Transfer Learning to Predict Missing Ratings in Recommender Systems
Weike Pan, Nathan Liu, Evan Xiang and Qiang Yang
Data sparsity due to missing ratings is a major challenge for collaborative filtering (CF) techniques in recommender systems. This is especially true for CF domains where the ratings are expressed numerically. We observe that, while we may lack the information in numerical ratings, we may have more data in the form of binary ratings. This is especially true when users can easily express themselves with their like and dislike for certain items. In this paper, we explore how to use the binary preference data expressed in the form of like/dislike to help reduce the impact of data sparsity of more expressive numerical ratings.
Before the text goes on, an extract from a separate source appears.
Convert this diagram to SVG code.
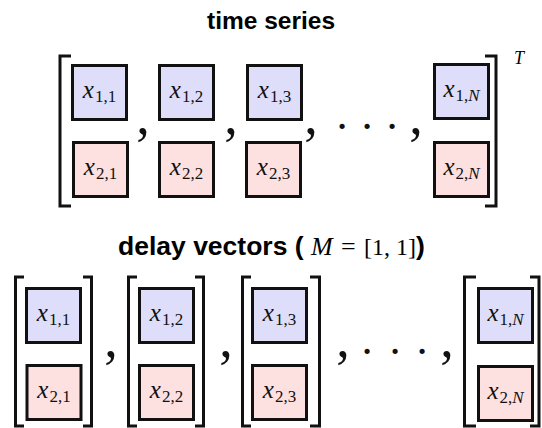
<svg xmlns="http://www.w3.org/2000/svg" width="542" height="428" viewBox="0 0 542 428">
  <style>
    .title { font-family: "Liberation Sans", Arial, sans-serif; font-weight: bold; font-size: 24.5px; fill: #000; }
    .title.wide { font-size: 26.5px; }
    .math { font-family: "Liberation Serif", "Times New Roman", serif; font-weight: normal; fill: #000; }
    .var { font-style: italic; }
    .cell text { font-family: "Liberation Serif", "Times New Roman", serif; font-size: 25px; fill: #111; text-anchor: middle; }
    .cell .sub { font-size: 17px; font-style: normal; }
    .cell .it { font-style: italic; }
    .top rect { fill: #dedefa; stroke: #111; stroke-width: 3; }
    .bot rect { fill: #fde0e0; stroke: #111; stroke-width: 3; }
    .bracket { fill: none; stroke: #111; stroke-width: 3; }
    .comma { font-family: "Liberation Serif", "Times New Roman", serif; font-size: 54px; fill: #111; text-anchor: middle; }
    .dot { font-family: "Liberation Serif", "Times New Roman", serif; font-size: 44px; fill: #111; text-anchor: middle; }
  </style>

  <!-- headings -->
  <text class="title" x="271" y="29" text-anchor="middle">time series</text>
  <text class="title wide" x="118" y="255">delay vectors (<tspan class="math var" x="311" font-size="26">M</tspan><tspan class="math" x="341" font-size="26">=</tspan><tspan class="math" x="364" font-size="24">[1, 1]</tspan><tspan x="416">)</tspan></text>

  <!-- time series: one big matrix, transposed -->
  <g id="ts-brackets">
    <path class="bracket" d="M71 56 H60 V206 H71"/>
    <path class="bracket" d="M485 56 H496 V206 H485"/>
    <text class="math var" x="514" y="64" font-size="18">T</text>
  </g>

  <g id="ts-x11" class="cell top"><rect x="72.5" y="65.5" width="54" height="54"/><text x="99.5" y="98"><tspan class="it">x</tspan><tspan class="sub" dx="1" dy="4">1,1</tspan></text></g>
  <g id="ts-x21" class="cell bot"><rect x="73.5" y="142.5" width="54" height="54"/><text x="100.5" y="175"><tspan class="it">x</tspan><tspan class="sub" dx="1" dy="4">2,1</tspan></text></g>
  <g id="ts-x12" class="cell top"><rect x="159.5" y="65.5" width="54" height="54"/><text x="186.5" y="98"><tspan class="it">x</tspan><tspan class="sub" dx="1" dy="4">1,2</tspan></text></g>
  <g id="ts-x22" class="cell bot"><rect x="159.5" y="142.5" width="54" height="54"/><text x="186.5" y="175"><tspan class="it">x</tspan><tspan class="sub" dx="1" dy="4">2,2</tspan></text></g>
  <g id="ts-x13" class="cell top"><rect x="247.5" y="65.5" width="54" height="54"/><text x="274.5" y="98"><tspan class="it">x</tspan><tspan class="sub" dx="1" dy="4">1,3</tspan></text></g>
  <g id="ts-x23" class="cell bot"><rect x="246.5" y="142.5" width="54" height="54"/><text x="273.5" y="175"><tspan class="it">x</tspan><tspan class="sub" dx="1" dy="4">2,3</tspan></text></g>
  <g id="ts-x1N" class="cell top"><rect x="434.5" y="64.5" width="54" height="54"/><text x="461.5" y="97"><tspan class="it">x</tspan><tspan class="sub" dx="1" dy="4">1,</tspan><tspan class="sub it">N</tspan></text></g>
  <g id="ts-x2N" class="cell bot"><rect x="434.5" y="142.5" width="54" height="54"/><text x="461.5" y="175"><tspan class="it">x</tspan><tspan class="sub" dx="1" dy="4">2,</tspan><tspan class="sub it">N</tspan></text></g>

  <g id="ts-separators">
    <text class="comma" x="143" y="134">,</text>
    <text class="comma" x="231" y="134">,</text>
    <text class="comma" x="311" y="134">,</text>
    <text class="dot" x="342" y="141">·</text>
    <text class="dot" x="367" y="141">·</text>
    <text class="dot" x="392" y="141">·</text>
    <text class="comma" x="416" y="134">,</text>
  </g>

  <!-- delay vectors: one column vector each -->
  <g id="dv-brackets">
    <path class="bracket" d="M24 277 H15.5 V426 H24"/>
    <path class="bracket" d="M83 277 H91.5 V426 H83"/>
    <path class="bracket" d="M137 277 H128.5 V426 H137"/>
    <path class="bracket" d="M195 277 H203.5 V426 H195"/>
    <path class="bracket" d="M251 277 H242.5 V426 H251"/>
    <path class="bracket" d="M310 277 H319.5 V426 H310"/>
    <path class="bracket" d="M476 277 H464.5 V426 H476"/>
    <path class="bracket" d="M530 277 H539 V426 H530"/>
  </g>

  <g id="dv-x11" class="cell top"><rect x="26.5" y="288.5" width="54" height="54"/><text x="53.5" y="321"><tspan class="it">x</tspan><tspan class="sub" dx="1" dy="4">1,1</tspan></text></g>
  <g id="dv-x21" class="cell bot"><rect x="27" y="365.5" width="54" height="54"/><text x="54" y="398"><tspan class="it">x</tspan><tspan class="sub" dx="1" dy="4">2,1</tspan></text></g>
  <g id="dv-x12" class="cell top"><rect x="139.5" y="288.5" width="54" height="54"/><text x="166.5" y="321"><tspan class="it">x</tspan><tspan class="sub" dx="1" dy="4">1,2</tspan></text></g>
  <g id="dv-x22" class="cell bot"><rect x="139.5" y="365.5" width="54" height="54"/><text x="166.5" y="398"><tspan class="it">x</tspan><tspan class="sub" dx="1" dy="4">2,2</tspan></text></g>
  <g id="dv-x13" class="cell top"><rect x="252.5" y="288.5" width="54" height="54"/><text x="279.5" y="321"><tspan class="it">x</tspan><tspan class="sub" dx="1" dy="4">1,3</tspan></text></g>
  <g id="dv-x23" class="cell bot"><rect x="252.5" y="365.5" width="54" height="54"/><text x="279.5" y="398"><tspan class="it">x</tspan><tspan class="sub" dx="1" dy="4">2,3</tspan></text></g>
  <g id="dv-x1N" class="cell top"><rect x="478.5" y="288.5" width="54" height="54"/><text x="505.5" y="321"><tspan class="it">x</tspan><tspan class="sub" dx="1" dy="4">1,</tspan><tspan class="sub it">N</tspan></text></g>
  <g id="dv-x2N" class="cell bot"><rect x="478.5" y="366.5" width="54" height="54"/><text x="505.5" y="399"><tspan class="it">x</tspan><tspan class="sub" dx="1" dy="4">2,</tspan><tspan class="sub it">N</tspan></text></g>

  <g id="dv-separators">
    <text class="comma" x="111" y="357">,</text>
    <text class="comma" x="226" y="357">,</text>
    <text class="comma" x="343" y="357">,</text>
    <text class="dot" x="367" y="366">·</text>
    <text class="dot" x="395" y="366">·</text>
    <text class="dot" x="422" y="366">·</text>
    <text class="comma" x="447" y="357">,</text>
  </g>
</svg>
We do this by transferring the rating knowledge of a latent rating space from some auxiliary data source in the form of like/dislike, to a target numerical rating matrix. Our solution is to model data of both numerical ratings and like/dislike in a principled way, using a novel collective matrix tri-factorization (CMTF) framework. In particular, we construct the shared latent space collectively and learn the data-dependent effect separately. A major advantage of the CMTF approach over previous collective matrix factorization (or bi-factorization) methods is that we are able to capture the data-dependent effect when sharing the data-independent knowledge, so as to increase the overall quality of knowledge transfer. Experimental results demonstrate the effectiveness of CMTF at various sparsity levels as compared to several state-of-the-art methods.